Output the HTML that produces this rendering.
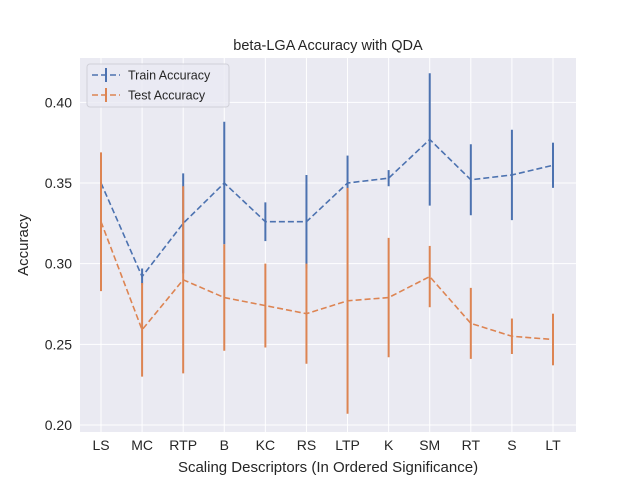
<!DOCTYPE html>
<html><head><meta charset="utf-8"><style>body{margin:0;background:#fff}svg{font-family:"Liberation Sans",sans-serif}</style></head>
<body>
<svg id="chart" width="640" height="480" xmlns="http://www.w3.org/2000/svg"></svg>
<script>
const categories=["LS","MC","RTP","B","KC","RS","LTP","K","SM","RT","S","LT"];
const trainValues=[0.350,0.292,0.325,0.350,0.326,0.326,0.350,0.353,0.377,0.352,0.355,0.361];
const trainErrors=[0.010,0.005,0.031,0.038,0.012,0.029,0.017,0.005,0.041,0.022,0.028,0.014];
const testValues=[0.326,0.259,0.290,0.279,0.274,0.269,0.277,0.279,0.292,0.263,0.255,0.253];
const testErrors=[0.043,0.029,0.058,0.033,0.026,0.031,0.070,0.037,0.019,0.022,0.011,0.016];
const yTicks=[0.20,0.25,0.30,0.35,0.40];
const NS="http://www.w3.org/2000/svg";
const svg=document.getElementById('chart');
const L=80,R=576,T=58,B=432;
const x=i=>101+i*(553-101)/(categories.length-1);
const y=v=>425-(v-0.20)*1613.3;
function el(t,a,p){const e=document.createElementNS(NS,t);for(const k in a)e.setAttribute(k,a[k]);(p||svg).appendChild(e);return e;}
const bg=el('rect',{x:L,y:T,width:R-L,height:B-T,fill:'#eaeaf2'});


yTicks.forEach(v=>{
 const g=el('line',{x1:L,x2:R,y1:y(v),y2:y(v),stroke:'#fff','stroke-width':1});
 
 
 const t=el('text',{x:L-8,y:y(v)+5,'text-anchor':'end','font-size':14,fill:'#262626'});
 t.textContent=v.toFixed(2);
 
 
});
categories.forEach((c,i)=>{
 const g=el('line',{x1:x(i),x2:x(i),y1:T,y2:B,stroke:'#fff','stroke-width':1});
 
 
 const t=el('text',{x:x(i),y:B+18,'text-anchor':'middle','font-size':14,fill:'#262626'});
 t.textContent=c;
 
 
});
function series(vals,errs,color,name){
 errs.forEach((e,i)=>{
  const l=el('line',{x1:x(i),x2:x(i),y1:y(vals[i]-e),y2:y(vals[i]+e),stroke:color,'stroke-width':2});
  
  
 });
 const p=el('polyline',{points:vals.map((v,i)=>x(i)+','+y(v)).join(' '),fill:'none',stroke:color,'stroke-width':1.6,'stroke-dasharray':'6,3'});
 
 
}
series(trainValues,trainErrors,'#4c72b0','train');
series(testValues,testErrors,'#dd8452','test');
const tt=el('text',{x:328,y:50,'text-anchor':'middle','font-size':14.5,fill:'#262626'});
tt.textContent='beta-LGA Accuracy with QDA';


const xt=el('text',{x:328,y:472,'text-anchor':'middle','font-size':15,fill:'#262626'});
xt.textContent='Scaling Descriptors (In Ordered Significance)';


const yt=el('text',{x:28,y:245,'text-anchor':'middle','font-size':15,fill:'#262626',transform:'rotate(-90 28 245)'});
yt.textContent='Accuracy';


const lg=el('g',{});


el('rect',{x:87,y:64,width:142,height:43,rx:3,fill:'#eaeaf2',stroke:'#d0d0d8','fill-opacity':0.8},lg);
[['Train Accuracy','#4c72b0',75],['Test Accuracy','#dd8452',95]].forEach(([n,c,yy])=>{
 el('line',{x1:92,x2:120,y1:yy,y2:yy,stroke:c,'stroke-width':1.6,'stroke-dasharray':'6,3'},lg);
 el('line',{x1:106,x2:106,y1:yy-7,y2:yy+7,stroke:c,'stroke-width':2},lg);
 const t=el('text',{x:128,y:yy+4.5,'font-size':12.5,fill:'#262626'},lg);
 t.textContent=n;
 
 
});
</script>
</body></html>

**Required work**
Go through the listing above and write it out again exactly, dropping the pictures.

**The result**
Output the HTML that produces this rendering.
<!DOCTYPE html>
<html><head><meta charset="utf-8"><style>body{margin:0;background:#fff}svg{font-family:"Liberation Sans",sans-serif}</style></head>
<body>
<svg id="chart" width="640" height="480" xmlns="http://www.w3.org/2000/svg"></svg>
<script>
const categories=["LS","MC","RTP","B","KC","RS","LTP","K","SM","RT","S","LT"];
const trainValues=[0.350,0.292,0.325,0.350,0.326,0.326,0.350,0.353,0.377,0.352,0.355,0.361];
const trainErrors=[0.010,0.005,0.031,0.038,0.012,0.029,0.017,0.005,0.041,0.022,0.028,0.014];
const testValues=[0.326,0.259,0.290,0.279,0.274,0.269,0.277,0.279,0.292,0.263,0.255,0.253];
const testErrors=[0.043,0.029,0.058,0.033,0.026,0.031,0.070,0.037,0.019,0.022,0.011,0.016];
const yTicks=[0.20,0.25,0.30,0.35,0.40];
const NS="http://www.w3.org/2000/svg";
const svg=document.getElementById('chart');
const L=80,R=576,T=58,B=432;
const x=i=>101+i*(553-101)/(categories.length-1);
const y=v=>425-(v-0.20)*1613.3;
function el(t,a,p){const e=document.createElementNS(NS,t);for(const k in a)e.setAttribute(k,a[k]);(p||svg).appendChild(e);return e;}
const bg=el('rect',{x:L,y:T,width:R-L,height:B-T,fill:'#eaeaf2'});


yTicks.forEach(v=>{
 const g=el('line',{x1:L,x2:R,y1:y(v),y2:y(v),stroke:'#fff','stroke-width':1});
 
 
 const t=el('text',{x:L-8,y:y(v)+5,'text-anchor':'end','font-size':14,fill:'#262626'});
 t.textContent=v.toFixed(2);
 
 
});
categories.forEach((c,i)=>{
 const g=el('line',{x1:x(i),x2:x(i),y1:T,y2:B,stroke:'#fff','stroke-width':1});
 
 
 const t=el('text',{x:x(i),y:B+18,'text-anchor':'middle','font-size':14,fill:'#262626'});
 t.textContent=c;
 
 
});
function series(vals,errs,color,name){
 errs.forEach((e,i)=>{
  const l=el('line',{x1:x(i),x2:x(i),y1:y(vals[i]-e),y2:y(vals[i]+e),stroke:color,'stroke-width':2});
  
  
 });
 const p=el('polyline',{points:vals.map((v,i)=>x(i)+','+y(v)).join(' '),fill:'none',stroke:color,'stroke-width':1.6,'stroke-dasharray':'6,3'});
 
 
}
series(trainValues,trainErrors,'#4c72b0','train');
series(testValues,testErrors,'#dd8452','test');
const tt=el('text',{x:328,y:50,'text-anchor':'middle','font-size':14.5,fill:'#262626'});
tt.textContent='beta-LGA Accuracy with QDA';


const xt=el('text',{x:328,y:472,'text-anchor':'middle','font-size':15,fill:'#262626'});
xt.textContent='Scaling Descriptors (In Ordered Significance)';


const yt=el('text',{x:28,y:245,'text-anchor':'middle','font-size':15,fill:'#262626',transform:'rotate(-90 28 245)'});
yt.textContent='Accuracy';


const lg=el('g',{});


el('rect',{x:87,y:64,width:142,height:43,rx:3,fill:'#eaeaf2',stroke:'#d0d0d8','fill-opacity':0.8},lg);
[['Train Accuracy','#4c72b0',75],['Test Accuracy','#dd8452',95]].forEach(([n,c,yy])=>{
 el('line',{x1:92,x2:120,y1:yy,y2:yy,stroke:c,'stroke-width':1.6,'stroke-dasharray':'6,3'},lg);
 el('line',{x1:106,x2:106,y1:yy-7,y2:yy+7,stroke:c,'stroke-width':2},lg);
 const t=el('text',{x:128,y:yy+4.5,'font-size':12.5,fill:'#262626'},lg);
 t.textContent=n;
 
 
});
</script>
</body></html>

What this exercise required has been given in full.